GOAL
Give a count of the lines below that have the string "this" in them, with no other words.

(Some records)
----------------

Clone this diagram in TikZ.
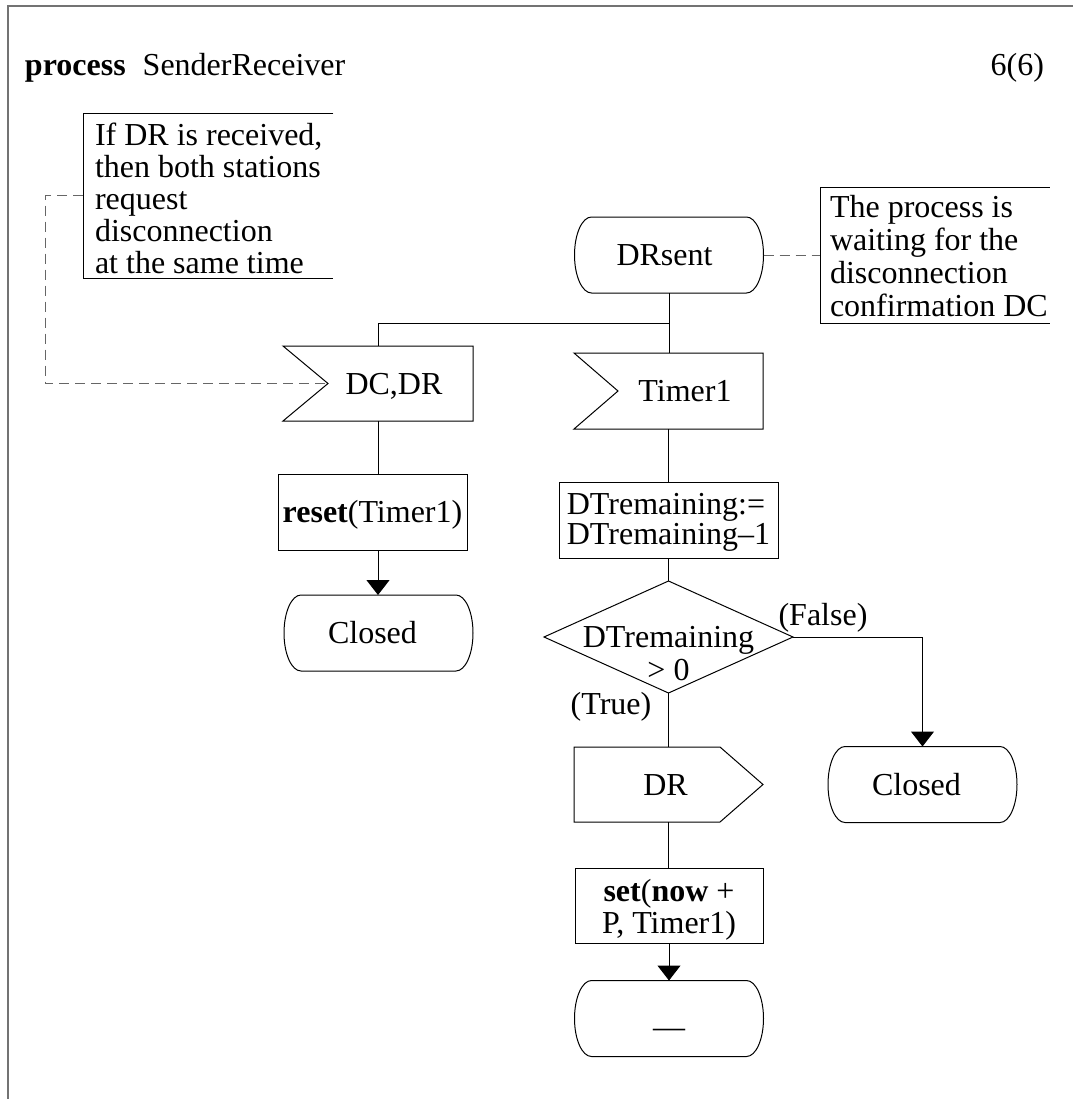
\documentclass[tikz,border=0pt]{standalone}
\usepackage{fontspec}
\setmainfont{Liberation Serif}
\usetikzlibrary{arrows.meta,calc}

% 16pt text with a fixed line pitch (#1)
\newcommand\sdlsize[1]{\fontsize{16pt}{#1}\selectfont\lineskiplimit=-\maxdimen\relax}
% invisible strut: height #1, depth #2
\newcommand\sdlrule[2]{\rule[-#2]{0pt}{\dimexpr#1+#2\relax}}

% SDL symbol outlines drawn around named nodes
\newcommand\sdlstate[1]{%
  \draw[shapeline] ([xshift=8.5pt]#1.north west) -- ([xshift=-8.5pt]#1.north east)
    arc[start angle=90,end angle=-90,x radius=8.5pt,y radius=19pt]
    -- ([xshift=8.5pt]#1.south west)
    arc[start angle=270,end angle=90,x radius=8.5pt,y radius=19pt] -- cycle;}
\newcommand\sdlinput[2]{%
  \draw[shapeline] (#1.north west) -- (#1.north east) -- (#1.south east)
    -- (#1.south west) -- ([xshift=#2]#1.west) -- cycle;}
\newcommand\sdloutput[2]{%
  \draw[shapeline] (#1.north west) -- ([xshift=-#2]#1.north east) -- (#1.east)
    -- ([xshift=-#2]#1.south east) -- (#1.south west) -- cycle;}

\begin{document}
\begin{tikzpicture}[x=0.5pt,y=-0.5pt,
  shapeline/.style={draw=black,line width=0.5pt},
  flow/.style={draw=black,line width=0.5pt},
  flowarrow/.style={flow,-{Triangle[width=11.5pt,length=7.5pt]}},
  commentline/.style={draw=black!60,line width=0.5pt,dash pattern=on 5pt off 3pt},
  frameline/.style={draw=black!55,line width=1pt},
  every node/.style={inner sep=0pt,outer sep=0pt},
  oneline/.style={font=\sdlsize{16pt},text height=10.6pt,text depth=0pt},
  statebox/.style={oneline,minimum width=94.5pt,minimum height=38pt},
  taskbox/.style={draw=black,line width=0.5pt}]

\useasboundingbox (0,0) rectangle (1073,1099);

% page frame
\draw[frameline] (7.5,1099) -- (7.5,6) -- (1073,6);

% heading
\node[anchor=base west,font=\sdlsize{16pt}] (title) at (25,75)
  {\textbf{process}\hspace{8.5pt}SenderReceiver};
\node[anchor=base east,font=\sdlsize{16pt}] (page) at (1044,75) {6(6)};

% comments
\node[anchor=west,font=\sdlsize{16pt},align=left] (c1) at (95,195.5)
  {\sdlrule{16pt}{0pt}If DR is received,\\then both stations\\request\\disconnection\\at the same time\sdlrule{0pt}{2.5pt}};
\draw[shapeline] ([xshift=5.5pt]c1.north east) -- ([xshift=-6pt]c1.north west)
  -- ([xshift=-6pt]c1.south west) -- ([xshift=5.5pt]c1.south east);

\node[anchor=west,font=\sdlsize{16.5pt},align=left] (c2) at (830,255)
  {\sdlrule{15pt}{0pt}The process is\\waiting for the\\disconnection\\confirmation DC\sdlrule{0pt}{3.5pt}};
\draw[shapeline] ([xshift=1pt]c2.north east) -- ([xshift=-5pt]c2.north west)
  -- ([xshift=-5pt]c2.south west) -- ([xshift=1pt]c2.south east);

% states
\node[statebox] (drsent)  at (669,255)    {DRsent\hspace*{4.5pt}};
\node[statebox] (closedL) at (378.5,633)  {Closed\hspace*{6pt}};
\node[statebox] (closedR) at (922.5,784.5){Closed\hspace*{6pt}};
\node[statebox,text height=18.5pt] (nextst) at (669,1018.5) {—};
\sdlstate{drsent}
\sdlstate{closedL}
\sdlstate{closedR}
\sdlstate{nextst}

% signal inputs
\node[oneline,minimum width=95pt,minimum height=37.5pt] (dcdr) at (378,383.5) {\hspace*{16pt}DC,DR};
\node[oneline,minimum width=94.5pt,minimum height=38pt] (timer) at (668.5,391) {\hspace*{16.5pt}Timer1};
\sdlinput{dcdr}{22.5pt}
\sdlinput{timer}{22pt}

% tasks
\node[oneline,taskbox,minimum width=94.5pt,minimum height=38pt] (reset) at (372.5,512)
  {\textbf{reset}(Timer1)};
\node[taskbox,font=\sdlsize{15pt},align=left,minimum width=109.5pt,minimum height=38pt] (dtrem) at (668.5,520)
  {\sdlrule{12.8pt}{0pt}DTremaining:=\\DTremaining–1\sdlrule{0pt}{2.2pt}};
\node[taskbox,font=\sdlsize{16pt},align=center,minimum width=94pt,minimum height=37.5pt] (setb) at (669,905.5)
  {\sdlrule{15pt}{0pt}\textbf{set}(\textbf{now} +\\P, Timer1)\sdlrule{0pt}{1pt}};

% decision
\node[minimum width=124.5pt,minimum height=56pt] (dec) at (668.5,637) {};
\draw[shapeline] (dec.north) -- (dec.east) -- (dec.south) -- (dec.west) -- cycle;
\node[font=\sdlsize{16.5pt},align=center] (dectxt) at (668.5,653.5)
  {\sdlrule{13.55pt}{0pt}DTremaining\\> 0\sdlrule{0pt}{2.95pt}};
\node[oneline] (tlab) at (611,704) {(True)};
\node[oneline] (flab) at (823,615) {(False)};

% signal output
\node[oneline,minimum width=94.5pt,minimum height=37.5pt] (drout) at (668.5,784.5) {DR\hspace*{3pt}};
\sdloutput{drout}{21.5pt}

% flow lines
\coordinate (split) at (669,323);
\draw[flow] (drsent.south) -- (drsent.south |- timer.north);
\draw[flow] (dcdr.north) |- (split);
\draw[flow] (timer.south) -- (timer.south |- dtrem.north);
\draw[flow] (dtrem.south) -- (dec.north);
\draw[flow] (dec.south) -- (drout.north);
\draw[flow] (drout.south) -- (drout.south |- setb.north);
\draw[flowarrow] (setb.south) -- (nextst.north);
\draw[flow] (dcdr.south) -- (dcdr.south |- reset.north);
\draw[flowarrow] (dcdr.south |- reset.south) -- (dcdr.south |- closedL.north);
\draw[flowarrow] (dec.east) -| (closedR.north);

% comment attachments
\draw[commentline] (drsent.east) -- ([xshift=-5pt]c2.west);
\draw[commentline] ([xshift=-6pt]c1.west) -- ++(-19pt,0) |- ([xshift=22.5pt]dcdr.west);
\end{tikzpicture}
\end{document}
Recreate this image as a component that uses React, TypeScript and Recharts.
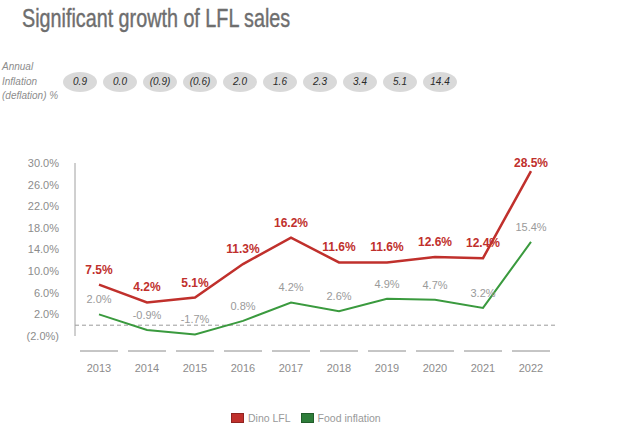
import React from 'react';
import { LineChart, Line, XAxis, YAxis, ReferenceLine, LabelList } from 'recharts';

const years = ['2013', '2014', '2015', '2016', '2017', '2018', '2019', '2020', '2021', '2022'];
const dinoLfl = [7.5, 4.2, 5.1, 11.3, 16.2, 11.6, 11.6, 12.6, 12.4, 28.5];
const foodInflation = [2.0, -0.9, -1.7, 0.8, 4.2, 2.6, 4.9, 4.7, 3.2, 15.4];
const annualInflation = ['0.9', '0.0', '(0.9)', '(0.6)', '2.0', '1.6', '2.3', '3.4', '5.1', '14.4'];
const yTicks = [-2, 2, 6, 10, 14, 18, 22, 26, 30];

const RED = '#c0302c';
const GREEN = '#3a9a3e';
const FONT = '"Liberation Sans", Arial, sans-serif';

const data = years.map((year, i) => ({ year, dino: dinoLfl[i], food: foodInflation[i] }));

const fmtY = (v: number) => (v < 0 ? `(${Math.abs(v).toFixed(1)}%)` : `${v.toFixed(1)}%`);

const XTick = (props: any) => {
  const { x, y, payload } = props;
  return (
    <g>
      <line x1={x - 19} x2={x + 19} y1={y + 15} y2={y + 15} stroke="#8c8c8c" strokeWidth={1} />
      <text x={x} y={y + 36} textAnchor="middle" fill="#8c8c8c" fontSize={11} fontFamily={FONT}>
        {payload.value}
      </text>
    </g>
  );
};

const makeLabel = (color: string, bold: boolean, size: number) => (props: any) => {
  const { x, y, value, index } = props;
  const last = index === years.length - 1 && bold;
  return (
    <text
      x={x}
      y={y - (last ? 4 : 11)}
      textAnchor="middle"
      fill={color}
      fontSize={size}
      fontWeight={bold ? 700 : 400}
      fontFamily={FONT}
    >
      {`${Number(value).toFixed(1)}%`}
    </text>
  );
};

export default function App() {
  return (
    <div style={{ position: 'absolute', left: 0, top: 0, width: 628, height: 441, background: '#fff', fontFamily: FONT }}>
      <div
        style={{
          position: 'absolute',
          left: 22,
          top: 4,
          fontSize: 25,
          lineHeight: '28px',
          color: '#6e6e6e',
          whiteSpace: 'nowrap',
          transform: 'scaleX(0.79)',
          transformOrigin: 'left top',
          WebkitTextStroke: '0.4px #6e6e6e',
        }}
      >
        Significant growth of LFL sales
      </div>
      <div
        style={{
          position: 'absolute',
          left: 2,
          top: 60,
          fontSize: 10,
          lineHeight: '14.5px',
          fontStyle: 'italic',
          color: '#8c8c8c',
        }}
      >
        Annual
        <br />
        Inflation
        <br />
        (deflation) %
      </div>
      {annualInflation.map((v, i) => (
        <div
          key={i}
          style={{
            position: 'absolute',
            left: 63 + i * 40,
            top: 72,
            width: 34,
            height: 20,
            borderRadius: '50%',
            background: '#d9d9d9',
            textAlign: 'center',
            lineHeight: '20px',
            fontSize: 10,
            fontStyle: 'italic',
            color: '#2a2a2a',
          }}
        >
          {v}
        </div>
      ))}
      <div style={{ position: 'absolute', left: 0, top: 0 }}>
        <LineChart width={628} height={441} data={data} margin={{ top: 163, right: 73, bottom: 65, left: 5 }}>
          <XAxis
            dataKey="year"
            axisLine={false}
            tickLine={false}
            tickSize={0}
            tickMargin={0}
            padding={{ left: 24, right: 24 }}
            height={40}
            tick={<XTick />}
            interval={0}
          />
          <YAxis
            domain={[-2, 30]}
            ticks={yTicks}
            tickFormatter={fmtY}
            axisLine={{ stroke: '#a0a0a0', strokeWidth: 1 }}
            tickLine={false}
            width={70}
            tick={{ fill: '#8c8c8c', fontSize: 11, fontFamily: FONT }}
            tickMargin={10}
            interval={0}
          />
          <ReferenceLine y={0} stroke="#9a9a9a" strokeDasharray="4 3" strokeWidth={1} />
          <Line
            type="linear"
            dataKey="food"
            name="Food inflation"
            stroke={GREEN}
            strokeWidth={2}
            dot={false}
            isAnimationActive={false}
          >
            <LabelList dataKey="food" content={makeLabel('#9a9a9a', false, 11)} />
          </Line>
          <Line
            type="linear"
            dataKey="dino"
            name="Dino LFL"
            stroke={RED}
            strokeWidth={2.5}
            dot={false}
            isAnimationActive={false}
          >
            <LabelList dataKey="dino" content={makeLabel(RED, true, 12)} />
          </Line>
        </LineChart>
      </div>
      <div
        style={{
          position: 'absolute',
          left: 231,
          top: 412,
          display: 'flex',
          alignItems: 'center',
          fontSize: 10.5,
          color: '#999',
          whiteSpace: 'nowrap',
        }}
      >
        {[
          { name: 'Dino LFL', color: RED },
          { name: 'Food inflation', color: '#2e7d3a' },
        ].map((s) => (
          <div key={s.name} style={{ display: 'flex', alignItems: 'center', marginRight: 10 }}>
            <span
              style={{
                display: 'inline-block',
                width: 11,
                height: 8,
                background: s.color,
                border: '1px solid rgba(0,0,0,0.25)',
                marginRight: 4,
              }}
            />
            <span>{s.name}</span>
          </div>
        ))}
      </div>
    </div>
  );
}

----------------

TASK SOLUTION
2